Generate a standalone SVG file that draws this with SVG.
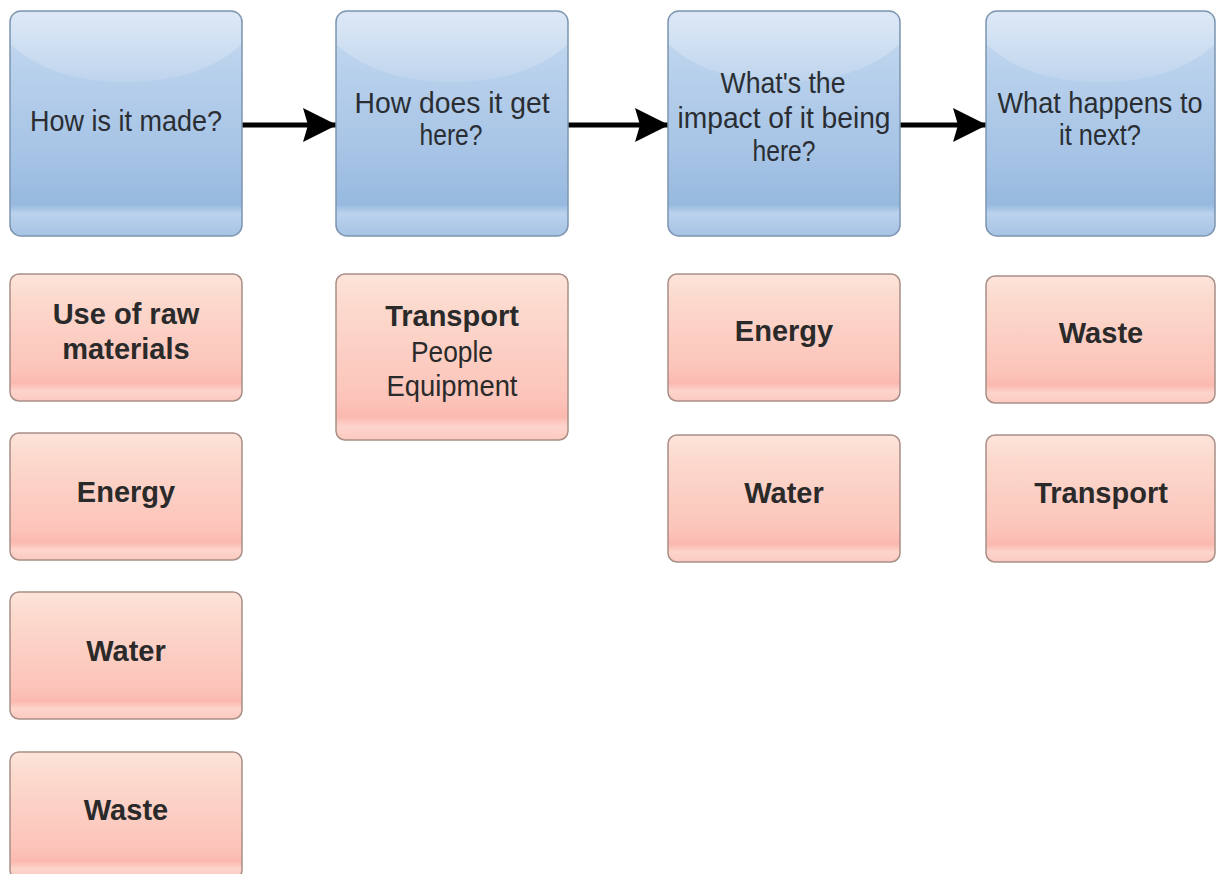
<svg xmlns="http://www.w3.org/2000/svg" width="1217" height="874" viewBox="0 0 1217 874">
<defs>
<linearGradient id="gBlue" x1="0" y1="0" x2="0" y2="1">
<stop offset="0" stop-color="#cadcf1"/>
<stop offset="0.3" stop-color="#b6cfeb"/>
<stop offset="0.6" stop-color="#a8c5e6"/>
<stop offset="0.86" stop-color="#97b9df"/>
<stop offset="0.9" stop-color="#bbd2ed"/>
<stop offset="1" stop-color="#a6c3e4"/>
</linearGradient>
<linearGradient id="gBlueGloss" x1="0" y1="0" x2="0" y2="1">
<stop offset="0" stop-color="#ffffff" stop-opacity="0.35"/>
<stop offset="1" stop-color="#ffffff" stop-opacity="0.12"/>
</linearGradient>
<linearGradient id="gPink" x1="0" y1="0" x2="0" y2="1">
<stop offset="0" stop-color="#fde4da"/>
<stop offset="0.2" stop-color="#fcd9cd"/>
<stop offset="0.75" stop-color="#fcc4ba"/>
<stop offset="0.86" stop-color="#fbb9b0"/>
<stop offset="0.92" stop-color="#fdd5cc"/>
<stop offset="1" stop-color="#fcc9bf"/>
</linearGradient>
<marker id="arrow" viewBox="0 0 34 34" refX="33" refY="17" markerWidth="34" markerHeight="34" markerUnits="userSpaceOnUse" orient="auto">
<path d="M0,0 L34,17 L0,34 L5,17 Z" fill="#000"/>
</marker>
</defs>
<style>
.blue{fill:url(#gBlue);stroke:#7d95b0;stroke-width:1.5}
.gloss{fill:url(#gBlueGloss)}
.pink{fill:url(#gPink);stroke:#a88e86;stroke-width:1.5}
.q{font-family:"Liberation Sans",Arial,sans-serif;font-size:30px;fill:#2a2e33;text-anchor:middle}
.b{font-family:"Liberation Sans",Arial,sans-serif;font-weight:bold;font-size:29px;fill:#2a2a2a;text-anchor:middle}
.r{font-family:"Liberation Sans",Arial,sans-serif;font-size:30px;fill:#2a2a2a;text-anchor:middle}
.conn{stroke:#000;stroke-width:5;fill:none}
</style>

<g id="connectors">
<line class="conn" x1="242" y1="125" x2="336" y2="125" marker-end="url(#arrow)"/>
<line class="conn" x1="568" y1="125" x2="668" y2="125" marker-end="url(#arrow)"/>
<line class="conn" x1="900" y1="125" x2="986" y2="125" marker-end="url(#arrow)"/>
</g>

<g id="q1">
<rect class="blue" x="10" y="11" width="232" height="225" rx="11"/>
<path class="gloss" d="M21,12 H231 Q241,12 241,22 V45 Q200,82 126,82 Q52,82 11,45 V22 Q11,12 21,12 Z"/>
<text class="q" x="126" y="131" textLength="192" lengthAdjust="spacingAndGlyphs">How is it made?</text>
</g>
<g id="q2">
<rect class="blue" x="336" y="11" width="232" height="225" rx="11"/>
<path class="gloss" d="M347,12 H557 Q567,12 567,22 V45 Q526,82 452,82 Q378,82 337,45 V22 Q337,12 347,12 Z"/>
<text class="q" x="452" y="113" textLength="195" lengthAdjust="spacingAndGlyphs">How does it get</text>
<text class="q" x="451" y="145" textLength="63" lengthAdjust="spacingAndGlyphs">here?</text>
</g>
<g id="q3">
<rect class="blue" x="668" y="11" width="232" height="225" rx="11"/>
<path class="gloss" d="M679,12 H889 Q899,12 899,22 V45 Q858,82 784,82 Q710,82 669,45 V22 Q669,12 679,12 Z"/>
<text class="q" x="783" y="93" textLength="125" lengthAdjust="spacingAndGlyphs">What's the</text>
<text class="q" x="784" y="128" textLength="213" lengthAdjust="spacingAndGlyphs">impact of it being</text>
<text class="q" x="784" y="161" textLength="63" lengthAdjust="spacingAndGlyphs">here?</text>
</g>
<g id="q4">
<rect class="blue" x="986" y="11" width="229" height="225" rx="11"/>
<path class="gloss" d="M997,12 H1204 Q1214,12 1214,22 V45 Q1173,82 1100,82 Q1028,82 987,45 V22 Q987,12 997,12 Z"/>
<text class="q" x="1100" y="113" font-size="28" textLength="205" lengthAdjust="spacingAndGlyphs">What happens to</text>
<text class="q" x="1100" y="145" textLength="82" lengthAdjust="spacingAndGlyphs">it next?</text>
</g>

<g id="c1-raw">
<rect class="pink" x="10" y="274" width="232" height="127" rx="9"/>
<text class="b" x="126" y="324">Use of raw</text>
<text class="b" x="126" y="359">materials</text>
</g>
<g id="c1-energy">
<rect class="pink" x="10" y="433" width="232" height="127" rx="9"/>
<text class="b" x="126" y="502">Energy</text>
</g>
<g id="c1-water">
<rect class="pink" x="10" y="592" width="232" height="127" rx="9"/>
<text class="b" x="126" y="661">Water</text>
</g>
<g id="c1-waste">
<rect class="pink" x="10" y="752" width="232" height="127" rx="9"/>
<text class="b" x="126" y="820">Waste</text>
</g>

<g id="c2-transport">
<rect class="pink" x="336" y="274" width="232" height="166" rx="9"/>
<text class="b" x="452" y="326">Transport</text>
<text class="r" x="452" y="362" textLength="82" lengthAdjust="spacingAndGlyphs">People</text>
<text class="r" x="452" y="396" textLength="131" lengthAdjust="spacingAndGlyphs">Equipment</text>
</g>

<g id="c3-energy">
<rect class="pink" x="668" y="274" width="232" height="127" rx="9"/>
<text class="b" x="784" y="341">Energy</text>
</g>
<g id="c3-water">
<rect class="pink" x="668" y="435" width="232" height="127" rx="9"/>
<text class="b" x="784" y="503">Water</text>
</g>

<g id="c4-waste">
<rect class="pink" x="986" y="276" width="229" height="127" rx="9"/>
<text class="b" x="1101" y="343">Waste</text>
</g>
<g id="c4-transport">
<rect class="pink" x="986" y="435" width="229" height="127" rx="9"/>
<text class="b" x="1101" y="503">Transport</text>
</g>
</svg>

=====

YOUR TASK:
Reproduce the full listing above verbatim, with no pictures included.

ANSWER:
Generate a standalone SVG file that draws this with SVG.
<svg xmlns="http://www.w3.org/2000/svg" width="1217" height="874" viewBox="0 0 1217 874">
<defs>
<linearGradient id="gBlue" x1="0" y1="0" x2="0" y2="1">
<stop offset="0" stop-color="#cadcf1"/>
<stop offset="0.3" stop-color="#b6cfeb"/>
<stop offset="0.6" stop-color="#a8c5e6"/>
<stop offset="0.86" stop-color="#97b9df"/>
<stop offset="0.9" stop-color="#bbd2ed"/>
<stop offset="1" stop-color="#a6c3e4"/>
</linearGradient>
<linearGradient id="gBlueGloss" x1="0" y1="0" x2="0" y2="1">
<stop offset="0" stop-color="#ffffff" stop-opacity="0.35"/>
<stop offset="1" stop-color="#ffffff" stop-opacity="0.12"/>
</linearGradient>
<linearGradient id="gPink" x1="0" y1="0" x2="0" y2="1">
<stop offset="0" stop-color="#fde4da"/>
<stop offset="0.2" stop-color="#fcd9cd"/>
<stop offset="0.75" stop-color="#fcc4ba"/>
<stop offset="0.86" stop-color="#fbb9b0"/>
<stop offset="0.92" stop-color="#fdd5cc"/>
<stop offset="1" stop-color="#fcc9bf"/>
</linearGradient>
<marker id="arrow" viewBox="0 0 34 34" refX="33" refY="17" markerWidth="34" markerHeight="34" markerUnits="userSpaceOnUse" orient="auto">
<path d="M0,0 L34,17 L0,34 L5,17 Z" fill="#000"/>
</marker>
</defs>
<style>
.blue{fill:url(#gBlue);stroke:#7d95b0;stroke-width:1.5}
.gloss{fill:url(#gBlueGloss)}
.pink{fill:url(#gPink);stroke:#a88e86;stroke-width:1.5}
.q{font-family:"Liberation Sans",Arial,sans-serif;font-size:30px;fill:#2a2e33;text-anchor:middle}
.b{font-family:"Liberation Sans",Arial,sans-serif;font-weight:bold;font-size:29px;fill:#2a2a2a;text-anchor:middle}
.r{font-family:"Liberation Sans",Arial,sans-serif;font-size:30px;fill:#2a2a2a;text-anchor:middle}
.conn{stroke:#000;stroke-width:5;fill:none}
</style>

<g id="connectors">
<line class="conn" x1="242" y1="125" x2="336" y2="125" marker-end="url(#arrow)"/>
<line class="conn" x1="568" y1="125" x2="668" y2="125" marker-end="url(#arrow)"/>
<line class="conn" x1="900" y1="125" x2="986" y2="125" marker-end="url(#arrow)"/>
</g>

<g id="q1">
<rect class="blue" x="10" y="11" width="232" height="225" rx="11"/>
<path class="gloss" d="M21,12 H231 Q241,12 241,22 V45 Q200,82 126,82 Q52,82 11,45 V22 Q11,12 21,12 Z"/>
<text class="q" x="126" y="131" textLength="192" lengthAdjust="spacingAndGlyphs">How is it made?</text>
</g>
<g id="q2">
<rect class="blue" x="336" y="11" width="232" height="225" rx="11"/>
<path class="gloss" d="M347,12 H557 Q567,12 567,22 V45 Q526,82 452,82 Q378,82 337,45 V22 Q337,12 347,12 Z"/>
<text class="q" x="452" y="113" textLength="195" lengthAdjust="spacingAndGlyphs">How does it get</text>
<text class="q" x="451" y="145" textLength="63" lengthAdjust="spacingAndGlyphs">here?</text>
</g>
<g id="q3">
<rect class="blue" x="668" y="11" width="232" height="225" rx="11"/>
<path class="gloss" d="M679,12 H889 Q899,12 899,22 V45 Q858,82 784,82 Q710,82 669,45 V22 Q669,12 679,12 Z"/>
<text class="q" x="783" y="93" textLength="125" lengthAdjust="spacingAndGlyphs">What's the</text>
<text class="q" x="784" y="128" textLength="213" lengthAdjust="spacingAndGlyphs">impact of it being</text>
<text class="q" x="784" y="161" textLength="63" lengthAdjust="spacingAndGlyphs">here?</text>
</g>
<g id="q4">
<rect class="blue" x="986" y="11" width="229" height="225" rx="11"/>
<path class="gloss" d="M997,12 H1204 Q1214,12 1214,22 V45 Q1173,82 1100,82 Q1028,82 987,45 V22 Q987,12 997,12 Z"/>
<text class="q" x="1100" y="113" font-size="28" textLength="205" lengthAdjust="spacingAndGlyphs">What happens to</text>
<text class="q" x="1100" y="145" textLength="82" lengthAdjust="spacingAndGlyphs">it next?</text>
</g>

<g id="c1-raw">
<rect class="pink" x="10" y="274" width="232" height="127" rx="9"/>
<text class="b" x="126" y="324">Use of raw</text>
<text class="b" x="126" y="359">materials</text>
</g>
<g id="c1-energy">
<rect class="pink" x="10" y="433" width="232" height="127" rx="9"/>
<text class="b" x="126" y="502">Energy</text>
</g>
<g id="c1-water">
<rect class="pink" x="10" y="592" width="232" height="127" rx="9"/>
<text class="b" x="126" y="661">Water</text>
</g>
<g id="c1-waste">
<rect class="pink" x="10" y="752" width="232" height="127" rx="9"/>
<text class="b" x="126" y="820">Waste</text>
</g>

<g id="c2-transport">
<rect class="pink" x="336" y="274" width="232" height="166" rx="9"/>
<text class="b" x="452" y="326">Transport</text>
<text class="r" x="452" y="362" textLength="82" lengthAdjust="spacingAndGlyphs">People</text>
<text class="r" x="452" y="396" textLength="131" lengthAdjust="spacingAndGlyphs">Equipment</text>
</g>

<g id="c3-energy">
<rect class="pink" x="668" y="274" width="232" height="127" rx="9"/>
<text class="b" x="784" y="341">Energy</text>
</g>
<g id="c3-water">
<rect class="pink" x="668" y="435" width="232" height="127" rx="9"/>
<text class="b" x="784" y="503">Water</text>
</g>

<g id="c4-waste">
<rect class="pink" x="986" y="276" width="229" height="127" rx="9"/>
<text class="b" x="1101" y="343">Waste</text>
</g>
<g id="c4-transport">
<rect class="pink" x="986" y="435" width="229" height="127" rx="9"/>
<text class="b" x="1101" y="503">Transport</text>
</g>
</svg>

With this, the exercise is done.